• **Problem details**: Omit every picture, and retype the lines that run from the beginning of the data below through the line containing "YAxis, ReferenceLine, ReferenceDot", inclusive.

+++ Information shown

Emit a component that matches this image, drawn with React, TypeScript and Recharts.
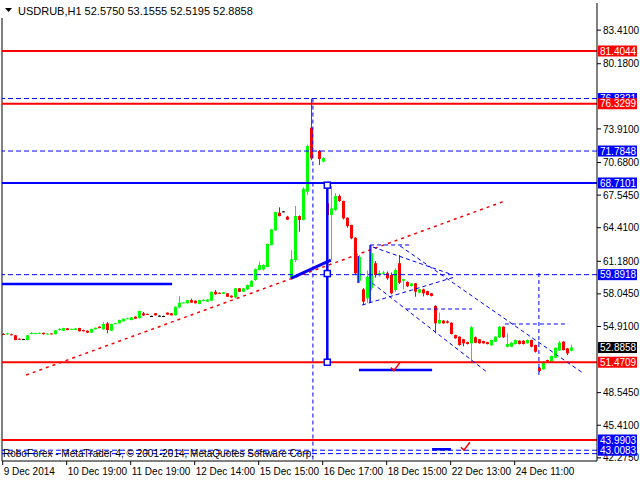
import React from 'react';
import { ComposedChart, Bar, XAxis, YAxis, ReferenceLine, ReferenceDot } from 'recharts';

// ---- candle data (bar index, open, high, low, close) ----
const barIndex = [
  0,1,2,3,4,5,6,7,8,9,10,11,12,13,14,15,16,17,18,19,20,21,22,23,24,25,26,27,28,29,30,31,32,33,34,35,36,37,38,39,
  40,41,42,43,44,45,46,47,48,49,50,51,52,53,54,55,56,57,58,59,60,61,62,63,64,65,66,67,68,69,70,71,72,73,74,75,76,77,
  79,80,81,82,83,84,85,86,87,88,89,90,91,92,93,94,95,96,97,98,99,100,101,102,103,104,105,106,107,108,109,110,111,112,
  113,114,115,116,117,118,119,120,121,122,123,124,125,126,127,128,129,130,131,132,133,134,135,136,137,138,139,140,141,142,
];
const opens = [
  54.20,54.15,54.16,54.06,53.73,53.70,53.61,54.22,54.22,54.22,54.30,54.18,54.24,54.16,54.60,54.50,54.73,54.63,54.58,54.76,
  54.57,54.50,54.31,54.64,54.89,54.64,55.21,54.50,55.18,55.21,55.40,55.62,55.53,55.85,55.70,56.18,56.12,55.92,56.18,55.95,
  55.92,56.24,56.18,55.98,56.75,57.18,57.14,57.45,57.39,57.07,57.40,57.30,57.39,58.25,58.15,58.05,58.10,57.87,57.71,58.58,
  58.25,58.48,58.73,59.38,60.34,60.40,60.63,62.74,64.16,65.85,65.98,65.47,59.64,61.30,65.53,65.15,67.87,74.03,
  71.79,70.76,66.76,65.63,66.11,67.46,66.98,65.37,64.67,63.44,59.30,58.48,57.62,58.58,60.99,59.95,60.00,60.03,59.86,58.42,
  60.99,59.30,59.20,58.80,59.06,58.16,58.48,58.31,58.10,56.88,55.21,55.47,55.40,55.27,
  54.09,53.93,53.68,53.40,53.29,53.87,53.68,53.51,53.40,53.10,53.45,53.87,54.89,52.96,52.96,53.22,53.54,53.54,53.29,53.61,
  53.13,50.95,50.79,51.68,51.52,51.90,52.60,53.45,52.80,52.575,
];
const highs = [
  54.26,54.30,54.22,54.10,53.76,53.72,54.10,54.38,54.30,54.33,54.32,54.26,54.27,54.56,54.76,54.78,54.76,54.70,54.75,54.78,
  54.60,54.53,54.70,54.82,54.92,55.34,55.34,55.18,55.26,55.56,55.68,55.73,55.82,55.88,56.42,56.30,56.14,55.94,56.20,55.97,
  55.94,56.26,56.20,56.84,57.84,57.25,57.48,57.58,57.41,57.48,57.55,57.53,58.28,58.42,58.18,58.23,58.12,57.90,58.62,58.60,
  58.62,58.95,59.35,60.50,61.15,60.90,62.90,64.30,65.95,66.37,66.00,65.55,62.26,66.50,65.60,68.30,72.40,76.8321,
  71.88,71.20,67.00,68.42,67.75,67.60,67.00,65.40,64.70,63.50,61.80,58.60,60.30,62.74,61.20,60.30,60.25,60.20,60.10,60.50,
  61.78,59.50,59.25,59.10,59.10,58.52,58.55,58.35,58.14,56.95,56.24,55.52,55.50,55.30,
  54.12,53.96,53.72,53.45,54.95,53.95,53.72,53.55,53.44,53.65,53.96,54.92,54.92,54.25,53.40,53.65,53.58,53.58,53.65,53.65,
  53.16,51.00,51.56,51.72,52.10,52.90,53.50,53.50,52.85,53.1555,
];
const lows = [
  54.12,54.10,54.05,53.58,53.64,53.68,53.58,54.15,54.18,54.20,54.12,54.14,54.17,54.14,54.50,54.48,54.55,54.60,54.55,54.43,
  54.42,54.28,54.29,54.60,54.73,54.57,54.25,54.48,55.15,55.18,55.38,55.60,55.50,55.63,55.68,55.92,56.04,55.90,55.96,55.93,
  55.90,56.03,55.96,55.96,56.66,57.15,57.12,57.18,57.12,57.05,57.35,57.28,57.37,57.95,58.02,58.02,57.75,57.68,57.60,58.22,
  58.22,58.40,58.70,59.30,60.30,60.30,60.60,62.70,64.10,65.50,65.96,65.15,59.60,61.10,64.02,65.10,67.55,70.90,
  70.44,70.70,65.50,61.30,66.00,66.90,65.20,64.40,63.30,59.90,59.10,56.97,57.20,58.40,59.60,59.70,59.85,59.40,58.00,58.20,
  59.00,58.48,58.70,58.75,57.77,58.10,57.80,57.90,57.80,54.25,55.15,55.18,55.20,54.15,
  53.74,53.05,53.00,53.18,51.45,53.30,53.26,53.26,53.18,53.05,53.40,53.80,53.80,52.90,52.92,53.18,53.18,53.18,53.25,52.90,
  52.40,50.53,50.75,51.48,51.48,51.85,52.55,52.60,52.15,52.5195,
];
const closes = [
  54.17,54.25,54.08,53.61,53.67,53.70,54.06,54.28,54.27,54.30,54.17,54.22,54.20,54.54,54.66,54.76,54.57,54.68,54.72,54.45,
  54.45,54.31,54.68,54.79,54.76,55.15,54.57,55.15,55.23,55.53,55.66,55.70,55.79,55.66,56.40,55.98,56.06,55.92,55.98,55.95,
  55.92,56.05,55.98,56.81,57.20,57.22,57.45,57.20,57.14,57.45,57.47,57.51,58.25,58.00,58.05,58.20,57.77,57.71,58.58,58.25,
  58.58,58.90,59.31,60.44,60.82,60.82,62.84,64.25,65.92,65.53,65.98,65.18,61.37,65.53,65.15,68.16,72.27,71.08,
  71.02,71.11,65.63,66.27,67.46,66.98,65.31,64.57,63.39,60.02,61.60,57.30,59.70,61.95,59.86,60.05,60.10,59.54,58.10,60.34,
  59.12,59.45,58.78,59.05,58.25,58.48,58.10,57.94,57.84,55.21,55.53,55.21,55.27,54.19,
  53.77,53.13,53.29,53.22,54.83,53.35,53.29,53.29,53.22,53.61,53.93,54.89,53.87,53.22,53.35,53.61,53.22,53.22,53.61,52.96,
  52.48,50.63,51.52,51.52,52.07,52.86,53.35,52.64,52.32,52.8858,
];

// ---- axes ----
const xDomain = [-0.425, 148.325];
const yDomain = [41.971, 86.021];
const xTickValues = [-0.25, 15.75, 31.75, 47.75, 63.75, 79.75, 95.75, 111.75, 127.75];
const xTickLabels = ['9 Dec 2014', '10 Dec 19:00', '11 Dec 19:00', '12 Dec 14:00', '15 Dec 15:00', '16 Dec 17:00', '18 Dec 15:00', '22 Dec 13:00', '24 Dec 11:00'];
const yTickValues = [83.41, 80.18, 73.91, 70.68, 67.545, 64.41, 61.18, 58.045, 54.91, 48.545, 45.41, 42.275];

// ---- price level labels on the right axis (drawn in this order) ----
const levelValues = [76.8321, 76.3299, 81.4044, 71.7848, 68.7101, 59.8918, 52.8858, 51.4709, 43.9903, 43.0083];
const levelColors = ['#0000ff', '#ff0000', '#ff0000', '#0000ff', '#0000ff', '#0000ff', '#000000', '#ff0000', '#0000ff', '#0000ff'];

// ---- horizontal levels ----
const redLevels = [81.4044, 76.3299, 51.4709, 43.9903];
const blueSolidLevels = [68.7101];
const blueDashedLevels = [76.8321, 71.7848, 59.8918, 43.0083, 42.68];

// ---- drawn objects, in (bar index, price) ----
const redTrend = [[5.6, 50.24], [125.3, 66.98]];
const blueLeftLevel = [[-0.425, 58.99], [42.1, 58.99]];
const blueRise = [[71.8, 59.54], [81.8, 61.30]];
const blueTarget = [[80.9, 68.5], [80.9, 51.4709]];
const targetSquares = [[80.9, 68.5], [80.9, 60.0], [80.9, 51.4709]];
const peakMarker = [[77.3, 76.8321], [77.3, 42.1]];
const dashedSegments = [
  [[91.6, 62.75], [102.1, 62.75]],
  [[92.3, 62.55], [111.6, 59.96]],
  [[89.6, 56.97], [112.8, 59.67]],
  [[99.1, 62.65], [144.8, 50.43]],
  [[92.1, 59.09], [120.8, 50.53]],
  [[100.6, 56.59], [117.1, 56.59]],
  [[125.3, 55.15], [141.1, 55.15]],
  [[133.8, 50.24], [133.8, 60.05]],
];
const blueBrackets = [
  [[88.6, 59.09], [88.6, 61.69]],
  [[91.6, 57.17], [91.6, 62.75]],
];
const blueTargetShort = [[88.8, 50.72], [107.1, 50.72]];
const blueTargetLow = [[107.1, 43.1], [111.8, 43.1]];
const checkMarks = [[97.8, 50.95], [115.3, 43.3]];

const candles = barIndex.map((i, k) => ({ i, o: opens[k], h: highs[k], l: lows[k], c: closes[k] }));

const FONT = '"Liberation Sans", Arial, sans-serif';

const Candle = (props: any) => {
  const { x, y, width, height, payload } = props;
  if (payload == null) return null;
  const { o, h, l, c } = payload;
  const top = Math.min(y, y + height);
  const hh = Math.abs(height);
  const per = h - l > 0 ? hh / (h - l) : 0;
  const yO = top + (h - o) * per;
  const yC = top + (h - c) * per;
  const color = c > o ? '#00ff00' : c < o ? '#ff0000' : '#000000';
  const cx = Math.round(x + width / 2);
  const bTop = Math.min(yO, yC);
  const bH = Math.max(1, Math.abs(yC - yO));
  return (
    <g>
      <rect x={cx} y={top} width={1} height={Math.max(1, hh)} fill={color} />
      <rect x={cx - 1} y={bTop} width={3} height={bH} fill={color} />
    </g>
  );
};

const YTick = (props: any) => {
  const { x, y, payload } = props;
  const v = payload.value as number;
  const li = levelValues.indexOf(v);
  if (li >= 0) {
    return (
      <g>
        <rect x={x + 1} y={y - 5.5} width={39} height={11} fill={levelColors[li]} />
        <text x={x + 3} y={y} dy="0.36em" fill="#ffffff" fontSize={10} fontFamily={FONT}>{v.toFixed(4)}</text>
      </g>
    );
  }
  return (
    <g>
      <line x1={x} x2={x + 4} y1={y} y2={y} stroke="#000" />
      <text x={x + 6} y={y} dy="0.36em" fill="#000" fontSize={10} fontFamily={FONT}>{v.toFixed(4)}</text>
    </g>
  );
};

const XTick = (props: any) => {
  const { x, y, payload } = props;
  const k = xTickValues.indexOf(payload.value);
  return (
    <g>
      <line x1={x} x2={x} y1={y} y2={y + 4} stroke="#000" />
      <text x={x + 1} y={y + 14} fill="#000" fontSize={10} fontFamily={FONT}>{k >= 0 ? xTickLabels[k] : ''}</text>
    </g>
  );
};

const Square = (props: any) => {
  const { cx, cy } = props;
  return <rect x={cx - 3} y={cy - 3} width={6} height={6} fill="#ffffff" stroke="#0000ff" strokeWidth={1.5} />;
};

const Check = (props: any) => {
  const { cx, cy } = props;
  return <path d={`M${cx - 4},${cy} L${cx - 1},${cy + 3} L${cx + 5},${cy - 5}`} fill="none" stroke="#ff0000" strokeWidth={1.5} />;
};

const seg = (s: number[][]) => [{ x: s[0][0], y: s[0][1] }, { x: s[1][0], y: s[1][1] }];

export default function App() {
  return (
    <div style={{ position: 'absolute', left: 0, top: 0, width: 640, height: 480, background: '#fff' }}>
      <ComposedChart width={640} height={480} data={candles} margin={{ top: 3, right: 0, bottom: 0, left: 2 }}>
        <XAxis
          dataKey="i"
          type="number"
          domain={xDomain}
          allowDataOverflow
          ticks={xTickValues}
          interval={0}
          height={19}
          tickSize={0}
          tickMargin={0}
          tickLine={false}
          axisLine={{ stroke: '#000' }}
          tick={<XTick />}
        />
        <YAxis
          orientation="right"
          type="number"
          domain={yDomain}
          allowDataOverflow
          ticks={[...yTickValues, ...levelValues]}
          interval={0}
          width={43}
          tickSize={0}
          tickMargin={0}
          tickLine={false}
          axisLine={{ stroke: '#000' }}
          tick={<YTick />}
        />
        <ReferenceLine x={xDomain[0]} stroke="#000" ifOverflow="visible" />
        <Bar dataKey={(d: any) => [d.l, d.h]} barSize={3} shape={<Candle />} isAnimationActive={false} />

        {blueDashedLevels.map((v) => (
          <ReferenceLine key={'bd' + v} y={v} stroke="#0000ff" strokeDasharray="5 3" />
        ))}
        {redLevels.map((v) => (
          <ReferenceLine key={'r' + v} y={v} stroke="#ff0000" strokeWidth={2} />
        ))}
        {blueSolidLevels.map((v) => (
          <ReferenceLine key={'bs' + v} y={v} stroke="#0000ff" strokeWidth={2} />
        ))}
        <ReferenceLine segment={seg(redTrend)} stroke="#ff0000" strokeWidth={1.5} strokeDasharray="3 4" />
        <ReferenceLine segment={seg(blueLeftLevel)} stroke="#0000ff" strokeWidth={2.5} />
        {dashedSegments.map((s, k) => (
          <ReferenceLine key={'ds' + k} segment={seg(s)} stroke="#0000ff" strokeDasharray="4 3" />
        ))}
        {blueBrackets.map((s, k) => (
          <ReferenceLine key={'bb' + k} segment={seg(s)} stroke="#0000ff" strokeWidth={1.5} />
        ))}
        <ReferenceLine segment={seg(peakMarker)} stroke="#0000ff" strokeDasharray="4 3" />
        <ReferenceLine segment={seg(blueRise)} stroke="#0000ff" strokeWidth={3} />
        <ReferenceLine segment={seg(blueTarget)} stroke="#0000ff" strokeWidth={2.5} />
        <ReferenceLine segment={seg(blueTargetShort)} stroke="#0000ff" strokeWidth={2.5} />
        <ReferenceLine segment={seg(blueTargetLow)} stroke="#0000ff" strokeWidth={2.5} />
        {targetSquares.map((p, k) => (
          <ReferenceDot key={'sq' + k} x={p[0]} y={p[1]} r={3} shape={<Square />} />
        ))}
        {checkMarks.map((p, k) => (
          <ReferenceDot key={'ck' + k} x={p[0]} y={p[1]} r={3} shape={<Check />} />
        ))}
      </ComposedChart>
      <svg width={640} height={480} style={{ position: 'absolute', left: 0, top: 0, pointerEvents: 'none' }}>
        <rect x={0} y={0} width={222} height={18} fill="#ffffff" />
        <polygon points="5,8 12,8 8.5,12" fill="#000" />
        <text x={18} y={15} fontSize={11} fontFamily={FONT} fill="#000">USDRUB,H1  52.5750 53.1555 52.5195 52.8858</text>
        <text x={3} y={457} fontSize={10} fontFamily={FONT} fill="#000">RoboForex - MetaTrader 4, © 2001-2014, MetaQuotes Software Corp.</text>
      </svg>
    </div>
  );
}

++++++

• **Result**:
Emit a component that matches this image, drawn with React, TypeScript and Recharts.
import React from 'react';
import { ComposedChart, Bar, XAxis, YAxis, ReferenceLine, ReferenceDot } from 'recharts';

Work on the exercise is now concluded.